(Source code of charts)
-- -- --
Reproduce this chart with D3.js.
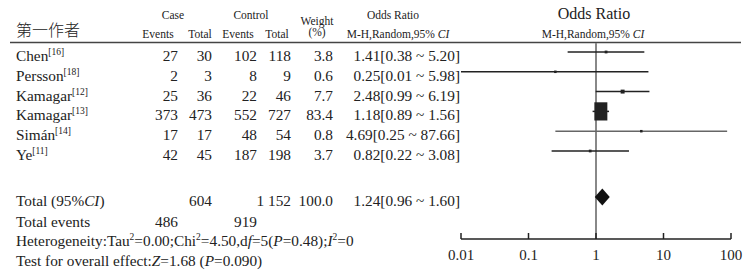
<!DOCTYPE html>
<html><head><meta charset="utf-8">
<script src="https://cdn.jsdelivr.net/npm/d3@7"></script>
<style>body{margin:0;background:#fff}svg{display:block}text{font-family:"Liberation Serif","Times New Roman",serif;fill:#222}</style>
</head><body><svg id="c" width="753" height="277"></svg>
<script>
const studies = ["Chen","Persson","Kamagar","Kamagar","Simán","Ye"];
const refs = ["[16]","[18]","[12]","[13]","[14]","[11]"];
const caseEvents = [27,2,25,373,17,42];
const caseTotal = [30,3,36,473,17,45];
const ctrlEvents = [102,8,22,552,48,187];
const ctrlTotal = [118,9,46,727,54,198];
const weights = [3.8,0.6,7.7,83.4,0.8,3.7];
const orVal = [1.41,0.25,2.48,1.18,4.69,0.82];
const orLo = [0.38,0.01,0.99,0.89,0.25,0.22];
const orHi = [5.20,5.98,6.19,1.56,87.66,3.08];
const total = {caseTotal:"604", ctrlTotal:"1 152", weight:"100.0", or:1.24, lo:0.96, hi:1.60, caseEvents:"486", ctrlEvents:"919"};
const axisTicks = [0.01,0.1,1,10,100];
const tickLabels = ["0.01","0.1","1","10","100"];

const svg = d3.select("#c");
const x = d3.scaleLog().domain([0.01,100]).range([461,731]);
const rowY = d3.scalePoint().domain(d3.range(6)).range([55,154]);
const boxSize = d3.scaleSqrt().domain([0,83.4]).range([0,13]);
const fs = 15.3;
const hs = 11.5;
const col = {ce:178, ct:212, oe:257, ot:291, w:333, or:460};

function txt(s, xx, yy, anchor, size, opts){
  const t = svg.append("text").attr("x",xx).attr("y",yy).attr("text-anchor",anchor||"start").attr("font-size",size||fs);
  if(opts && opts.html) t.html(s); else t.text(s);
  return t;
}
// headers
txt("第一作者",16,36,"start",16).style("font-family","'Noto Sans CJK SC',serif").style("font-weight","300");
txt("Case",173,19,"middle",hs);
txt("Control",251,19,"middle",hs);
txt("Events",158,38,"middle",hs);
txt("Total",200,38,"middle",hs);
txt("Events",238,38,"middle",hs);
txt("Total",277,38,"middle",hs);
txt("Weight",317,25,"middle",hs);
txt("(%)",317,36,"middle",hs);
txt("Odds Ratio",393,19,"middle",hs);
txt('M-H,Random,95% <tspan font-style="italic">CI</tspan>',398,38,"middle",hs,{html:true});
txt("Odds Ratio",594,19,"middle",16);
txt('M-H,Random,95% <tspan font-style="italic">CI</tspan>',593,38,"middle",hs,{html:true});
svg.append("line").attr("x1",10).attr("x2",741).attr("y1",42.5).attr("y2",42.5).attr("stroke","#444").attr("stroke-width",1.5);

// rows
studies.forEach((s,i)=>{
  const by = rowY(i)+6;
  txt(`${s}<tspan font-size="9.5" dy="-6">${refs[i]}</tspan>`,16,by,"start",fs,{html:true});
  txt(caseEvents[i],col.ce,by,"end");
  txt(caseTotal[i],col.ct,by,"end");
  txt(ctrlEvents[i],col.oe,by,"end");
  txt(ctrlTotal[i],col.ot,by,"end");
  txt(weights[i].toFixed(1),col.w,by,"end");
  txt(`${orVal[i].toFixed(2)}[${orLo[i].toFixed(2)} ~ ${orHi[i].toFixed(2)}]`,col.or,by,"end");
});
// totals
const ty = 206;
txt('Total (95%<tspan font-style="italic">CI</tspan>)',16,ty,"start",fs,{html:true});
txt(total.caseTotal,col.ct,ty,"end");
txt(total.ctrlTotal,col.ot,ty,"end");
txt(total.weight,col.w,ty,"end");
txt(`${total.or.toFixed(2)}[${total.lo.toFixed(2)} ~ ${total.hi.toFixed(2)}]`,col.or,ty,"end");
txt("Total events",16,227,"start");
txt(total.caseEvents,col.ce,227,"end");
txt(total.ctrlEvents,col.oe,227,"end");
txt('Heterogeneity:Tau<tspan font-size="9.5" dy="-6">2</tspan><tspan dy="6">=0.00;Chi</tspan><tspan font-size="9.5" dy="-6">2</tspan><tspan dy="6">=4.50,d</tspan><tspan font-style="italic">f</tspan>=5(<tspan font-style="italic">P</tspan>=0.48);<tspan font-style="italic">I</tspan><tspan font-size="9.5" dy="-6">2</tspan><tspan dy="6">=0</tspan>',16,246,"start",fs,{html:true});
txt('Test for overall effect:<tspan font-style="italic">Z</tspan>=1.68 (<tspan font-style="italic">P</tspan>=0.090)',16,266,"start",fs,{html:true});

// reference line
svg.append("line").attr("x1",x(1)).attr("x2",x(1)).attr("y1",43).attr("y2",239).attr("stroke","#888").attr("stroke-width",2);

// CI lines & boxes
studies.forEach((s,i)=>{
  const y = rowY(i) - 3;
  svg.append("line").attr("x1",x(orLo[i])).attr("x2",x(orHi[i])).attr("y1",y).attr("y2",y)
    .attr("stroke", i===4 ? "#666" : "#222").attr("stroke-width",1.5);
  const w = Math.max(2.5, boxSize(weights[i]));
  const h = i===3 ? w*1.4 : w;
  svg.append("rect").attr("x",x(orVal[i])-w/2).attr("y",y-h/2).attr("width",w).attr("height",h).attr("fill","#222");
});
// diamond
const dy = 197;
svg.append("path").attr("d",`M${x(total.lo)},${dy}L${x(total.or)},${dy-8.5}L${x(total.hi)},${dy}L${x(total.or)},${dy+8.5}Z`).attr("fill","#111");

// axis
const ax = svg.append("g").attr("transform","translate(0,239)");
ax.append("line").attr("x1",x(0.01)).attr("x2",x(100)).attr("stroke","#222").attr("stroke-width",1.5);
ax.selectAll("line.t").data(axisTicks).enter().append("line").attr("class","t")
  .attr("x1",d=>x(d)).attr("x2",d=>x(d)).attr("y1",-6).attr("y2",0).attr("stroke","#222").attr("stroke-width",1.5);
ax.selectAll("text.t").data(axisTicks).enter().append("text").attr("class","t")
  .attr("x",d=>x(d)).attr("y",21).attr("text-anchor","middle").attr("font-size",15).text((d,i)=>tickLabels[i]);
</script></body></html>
-- -- --
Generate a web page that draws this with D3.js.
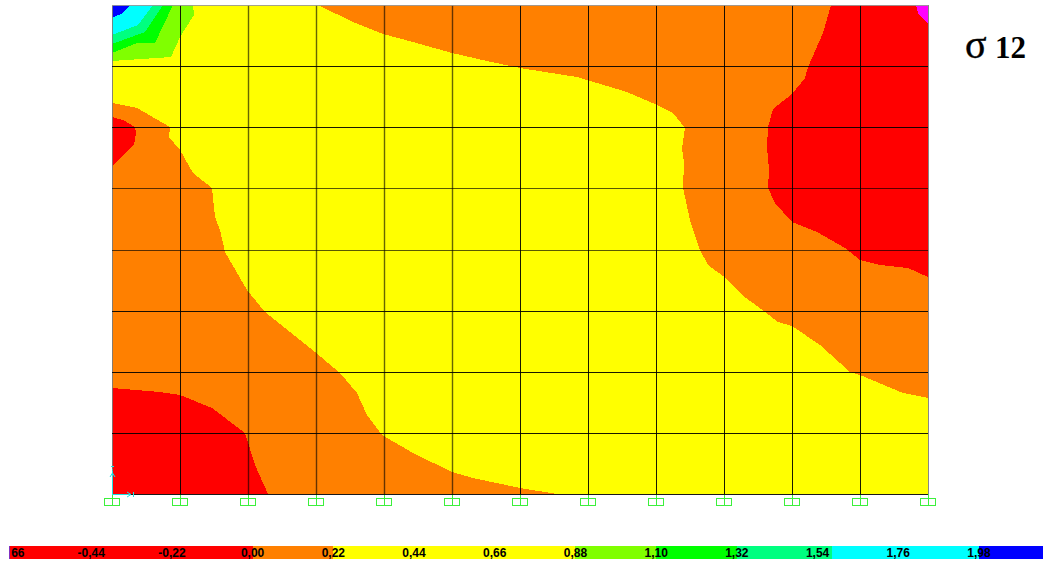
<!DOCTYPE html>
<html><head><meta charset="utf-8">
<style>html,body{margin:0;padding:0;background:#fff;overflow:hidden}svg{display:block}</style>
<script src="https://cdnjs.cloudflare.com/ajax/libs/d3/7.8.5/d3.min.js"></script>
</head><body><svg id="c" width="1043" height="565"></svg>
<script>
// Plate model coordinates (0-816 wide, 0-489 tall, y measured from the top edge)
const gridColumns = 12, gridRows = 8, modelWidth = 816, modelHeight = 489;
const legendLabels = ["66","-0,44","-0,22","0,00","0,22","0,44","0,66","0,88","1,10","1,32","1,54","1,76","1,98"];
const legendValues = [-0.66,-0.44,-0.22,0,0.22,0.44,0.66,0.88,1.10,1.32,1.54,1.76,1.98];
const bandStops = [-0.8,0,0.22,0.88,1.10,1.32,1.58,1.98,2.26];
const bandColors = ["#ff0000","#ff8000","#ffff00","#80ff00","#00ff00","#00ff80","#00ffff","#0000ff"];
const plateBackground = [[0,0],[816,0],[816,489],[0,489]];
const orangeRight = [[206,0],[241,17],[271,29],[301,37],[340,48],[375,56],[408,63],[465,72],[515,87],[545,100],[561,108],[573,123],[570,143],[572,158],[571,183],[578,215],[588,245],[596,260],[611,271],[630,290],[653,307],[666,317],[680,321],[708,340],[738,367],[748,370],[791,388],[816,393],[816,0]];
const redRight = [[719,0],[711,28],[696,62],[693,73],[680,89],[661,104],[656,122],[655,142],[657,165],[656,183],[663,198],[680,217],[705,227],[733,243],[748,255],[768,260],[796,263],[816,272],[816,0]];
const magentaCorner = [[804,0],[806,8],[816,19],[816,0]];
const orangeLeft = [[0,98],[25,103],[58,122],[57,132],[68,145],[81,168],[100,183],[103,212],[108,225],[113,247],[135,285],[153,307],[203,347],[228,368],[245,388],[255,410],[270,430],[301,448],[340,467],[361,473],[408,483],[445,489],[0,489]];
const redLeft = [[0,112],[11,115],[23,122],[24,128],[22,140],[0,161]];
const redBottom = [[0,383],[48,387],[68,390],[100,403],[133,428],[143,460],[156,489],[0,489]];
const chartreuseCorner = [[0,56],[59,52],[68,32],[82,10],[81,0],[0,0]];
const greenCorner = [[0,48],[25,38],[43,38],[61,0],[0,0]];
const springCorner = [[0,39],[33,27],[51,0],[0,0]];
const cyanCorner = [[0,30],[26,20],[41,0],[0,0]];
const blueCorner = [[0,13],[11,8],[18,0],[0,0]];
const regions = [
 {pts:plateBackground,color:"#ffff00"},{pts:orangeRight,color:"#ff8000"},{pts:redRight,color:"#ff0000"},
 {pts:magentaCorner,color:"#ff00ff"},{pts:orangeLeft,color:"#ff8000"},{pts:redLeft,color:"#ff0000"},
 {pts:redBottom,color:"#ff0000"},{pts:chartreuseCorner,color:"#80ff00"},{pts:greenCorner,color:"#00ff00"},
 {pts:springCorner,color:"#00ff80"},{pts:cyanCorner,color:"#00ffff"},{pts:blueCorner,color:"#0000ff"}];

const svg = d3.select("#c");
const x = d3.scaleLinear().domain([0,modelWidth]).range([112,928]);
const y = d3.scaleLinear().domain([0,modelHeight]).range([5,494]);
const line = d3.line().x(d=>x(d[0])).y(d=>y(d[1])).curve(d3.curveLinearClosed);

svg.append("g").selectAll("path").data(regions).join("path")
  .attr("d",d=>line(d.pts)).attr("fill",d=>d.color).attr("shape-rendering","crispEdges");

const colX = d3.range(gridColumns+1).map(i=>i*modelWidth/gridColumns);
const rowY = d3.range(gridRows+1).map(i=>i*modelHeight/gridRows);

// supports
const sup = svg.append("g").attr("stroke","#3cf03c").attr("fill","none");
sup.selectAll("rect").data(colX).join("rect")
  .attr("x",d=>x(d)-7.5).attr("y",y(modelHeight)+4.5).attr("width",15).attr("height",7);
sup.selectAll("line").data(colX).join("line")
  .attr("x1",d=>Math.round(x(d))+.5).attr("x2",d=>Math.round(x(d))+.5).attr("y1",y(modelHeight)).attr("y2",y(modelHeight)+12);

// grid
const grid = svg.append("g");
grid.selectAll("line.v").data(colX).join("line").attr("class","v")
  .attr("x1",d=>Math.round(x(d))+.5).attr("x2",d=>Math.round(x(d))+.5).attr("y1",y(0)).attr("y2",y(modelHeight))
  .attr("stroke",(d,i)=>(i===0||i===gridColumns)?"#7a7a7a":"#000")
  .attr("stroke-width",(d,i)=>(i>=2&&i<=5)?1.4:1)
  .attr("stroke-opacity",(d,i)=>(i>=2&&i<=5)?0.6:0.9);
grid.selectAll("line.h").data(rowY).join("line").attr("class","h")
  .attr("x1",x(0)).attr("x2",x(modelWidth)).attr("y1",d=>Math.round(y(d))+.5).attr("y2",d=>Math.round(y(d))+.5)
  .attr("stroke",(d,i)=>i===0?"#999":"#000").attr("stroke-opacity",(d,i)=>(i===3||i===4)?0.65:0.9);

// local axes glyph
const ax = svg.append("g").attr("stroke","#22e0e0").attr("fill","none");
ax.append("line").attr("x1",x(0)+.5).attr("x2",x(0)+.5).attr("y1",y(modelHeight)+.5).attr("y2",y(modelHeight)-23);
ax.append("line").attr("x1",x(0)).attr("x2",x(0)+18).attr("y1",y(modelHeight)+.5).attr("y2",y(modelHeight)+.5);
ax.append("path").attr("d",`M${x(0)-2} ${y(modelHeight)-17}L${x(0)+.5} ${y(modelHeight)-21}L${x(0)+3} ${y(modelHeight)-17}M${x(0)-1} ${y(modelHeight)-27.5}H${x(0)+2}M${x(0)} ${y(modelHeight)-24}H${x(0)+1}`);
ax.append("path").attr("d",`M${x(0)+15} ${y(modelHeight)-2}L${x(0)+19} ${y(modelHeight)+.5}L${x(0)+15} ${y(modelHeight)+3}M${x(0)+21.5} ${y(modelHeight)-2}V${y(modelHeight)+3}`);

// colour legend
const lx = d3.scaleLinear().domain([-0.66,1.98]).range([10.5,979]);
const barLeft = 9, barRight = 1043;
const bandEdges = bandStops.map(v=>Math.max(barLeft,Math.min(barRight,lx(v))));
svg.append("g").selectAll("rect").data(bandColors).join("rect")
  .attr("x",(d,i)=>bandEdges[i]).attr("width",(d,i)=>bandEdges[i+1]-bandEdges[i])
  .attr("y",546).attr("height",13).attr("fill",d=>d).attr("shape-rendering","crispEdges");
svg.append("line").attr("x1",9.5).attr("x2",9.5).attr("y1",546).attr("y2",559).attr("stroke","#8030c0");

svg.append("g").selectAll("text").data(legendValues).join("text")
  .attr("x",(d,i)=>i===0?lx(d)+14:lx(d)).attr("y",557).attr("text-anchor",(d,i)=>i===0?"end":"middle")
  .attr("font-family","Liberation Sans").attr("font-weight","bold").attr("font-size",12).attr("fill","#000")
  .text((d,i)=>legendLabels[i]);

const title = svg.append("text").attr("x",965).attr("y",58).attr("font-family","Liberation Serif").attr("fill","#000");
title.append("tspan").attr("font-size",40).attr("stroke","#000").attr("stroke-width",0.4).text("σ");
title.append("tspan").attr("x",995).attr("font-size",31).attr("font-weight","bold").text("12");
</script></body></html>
-- -- --
Copy every line that contains the string "this".

**FULL OUTPUT**
Reproduce this chart with D3.js.
Generate a web page that draws this with D3.js.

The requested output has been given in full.